>>>>

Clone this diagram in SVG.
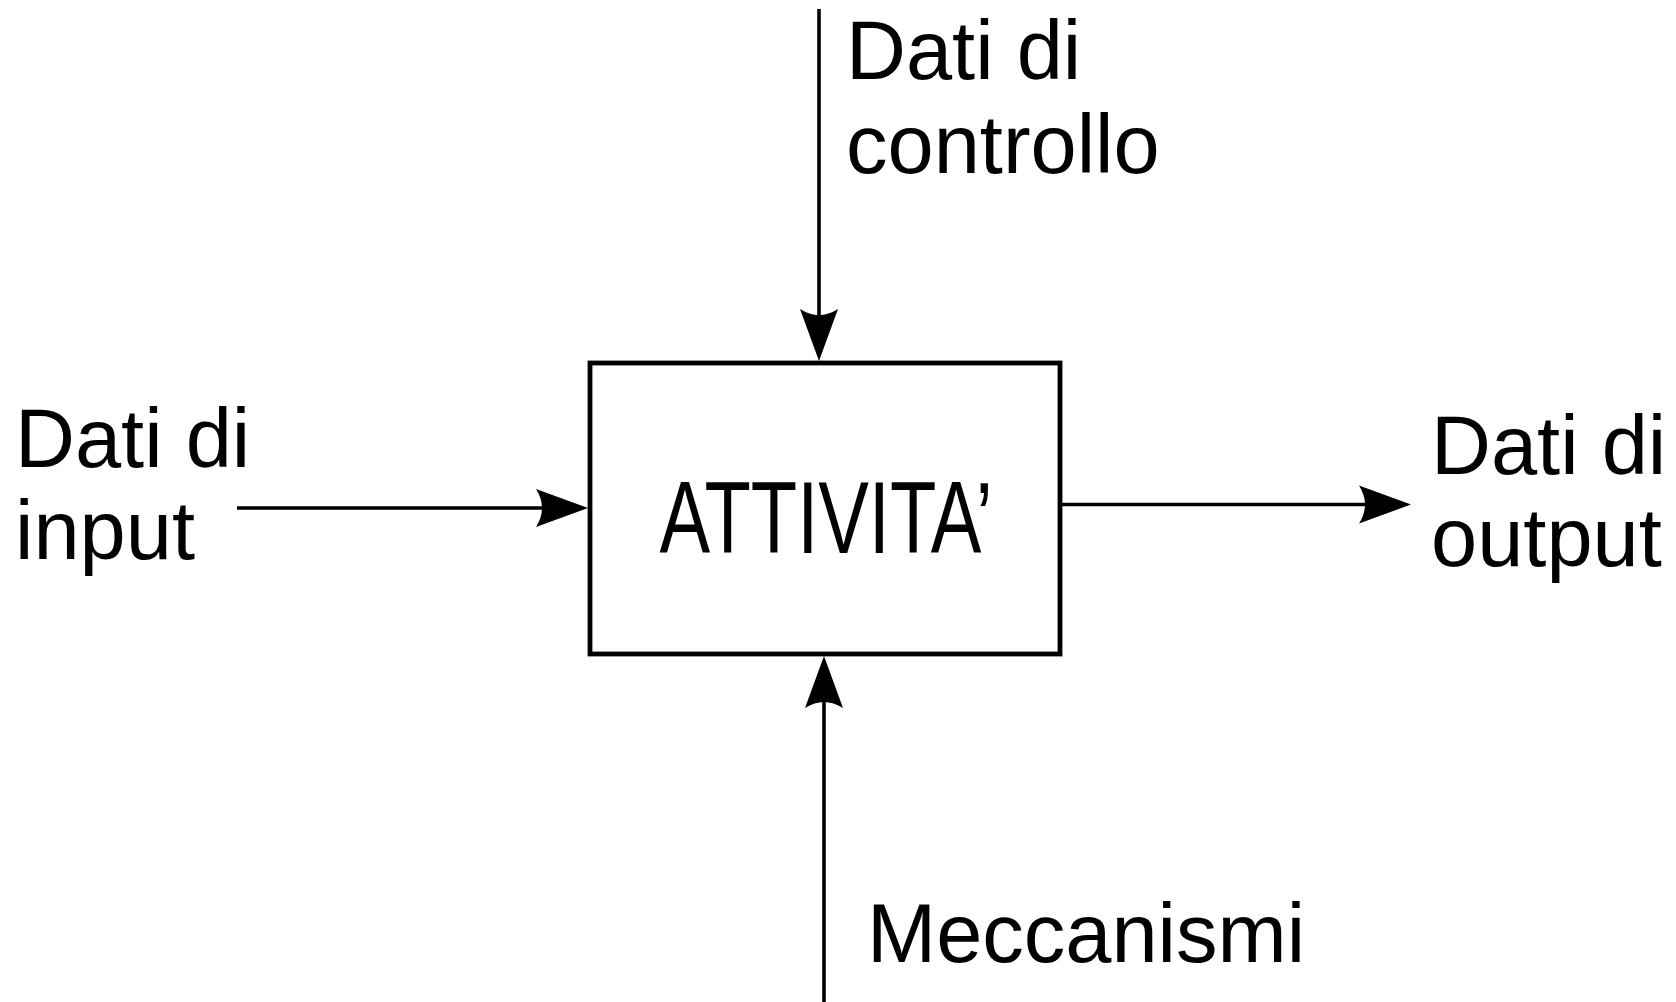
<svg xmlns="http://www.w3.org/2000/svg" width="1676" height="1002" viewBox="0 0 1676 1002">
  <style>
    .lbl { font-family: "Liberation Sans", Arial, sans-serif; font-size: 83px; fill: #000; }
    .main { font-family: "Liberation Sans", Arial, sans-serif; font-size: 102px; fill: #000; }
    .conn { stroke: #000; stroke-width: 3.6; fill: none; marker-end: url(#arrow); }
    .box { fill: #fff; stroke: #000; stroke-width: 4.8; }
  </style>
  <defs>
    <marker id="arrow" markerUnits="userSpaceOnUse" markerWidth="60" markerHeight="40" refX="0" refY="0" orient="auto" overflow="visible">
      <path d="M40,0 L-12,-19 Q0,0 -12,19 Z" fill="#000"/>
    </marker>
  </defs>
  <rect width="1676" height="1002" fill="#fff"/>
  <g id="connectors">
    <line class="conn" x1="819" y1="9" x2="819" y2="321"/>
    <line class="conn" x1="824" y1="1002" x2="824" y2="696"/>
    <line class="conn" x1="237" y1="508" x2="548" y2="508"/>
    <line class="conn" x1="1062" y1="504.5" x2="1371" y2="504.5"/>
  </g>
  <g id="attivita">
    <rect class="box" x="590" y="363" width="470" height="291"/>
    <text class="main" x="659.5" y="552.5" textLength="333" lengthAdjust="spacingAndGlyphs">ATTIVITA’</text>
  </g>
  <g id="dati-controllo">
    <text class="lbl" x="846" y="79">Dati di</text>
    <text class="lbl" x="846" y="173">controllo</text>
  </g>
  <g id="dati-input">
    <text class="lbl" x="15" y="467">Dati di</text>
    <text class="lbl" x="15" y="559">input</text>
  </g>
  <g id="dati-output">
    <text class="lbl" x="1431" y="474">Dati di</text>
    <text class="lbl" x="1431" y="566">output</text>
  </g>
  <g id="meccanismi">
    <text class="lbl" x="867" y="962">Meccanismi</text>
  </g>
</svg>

<<<<

Omit pictures; set down the rest of the material word for word.

__Problem solution__.
Clone this diagram in SVG.
<svg xmlns="http://www.w3.org/2000/svg" width="1676" height="1002" viewBox="0 0 1676 1002">
  <style>
    .lbl { font-family: "Liberation Sans", Arial, sans-serif; font-size: 83px; fill: #000; }
    .main { font-family: "Liberation Sans", Arial, sans-serif; font-size: 102px; fill: #000; }
    .conn { stroke: #000; stroke-width: 3.6; fill: none; marker-end: url(#arrow); }
    .box { fill: #fff; stroke: #000; stroke-width: 4.8; }
  </style>
  <defs>
    <marker id="arrow" markerUnits="userSpaceOnUse" markerWidth="60" markerHeight="40" refX="0" refY="0" orient="auto" overflow="visible">
      <path d="M40,0 L-12,-19 Q0,0 -12,19 Z" fill="#000"/>
    </marker>
  </defs>
  <rect width="1676" height="1002" fill="#fff"/>
  <g id="connectors">
    <line class="conn" x1="819" y1="9" x2="819" y2="321"/>
    <line class="conn" x1="824" y1="1002" x2="824" y2="696"/>
    <line class="conn" x1="237" y1="508" x2="548" y2="508"/>
    <line class="conn" x1="1062" y1="504.5" x2="1371" y2="504.5"/>
  </g>
  <g id="attivita">
    <rect class="box" x="590" y="363" width="470" height="291"/>
    <text class="main" x="659.5" y="552.5" textLength="333" lengthAdjust="spacingAndGlyphs">ATTIVITA’</text>
  </g>
  <g id="dati-controllo">
    <text class="lbl" x="846" y="79">Dati di</text>
    <text class="lbl" x="846" y="173">controllo</text>
  </g>
  <g id="dati-input">
    <text class="lbl" x="15" y="467">Dati di</text>
    <text class="lbl" x="15" y="559">input</text>
  </g>
  <g id="dati-output">
    <text class="lbl" x="1431" y="474">Dati di</text>
    <text class="lbl" x="1431" y="566">output</text>
  </g>
  <g id="meccanismi">
    <text class="lbl" x="867" y="962">Meccanismi</text>
  </g>
</svg>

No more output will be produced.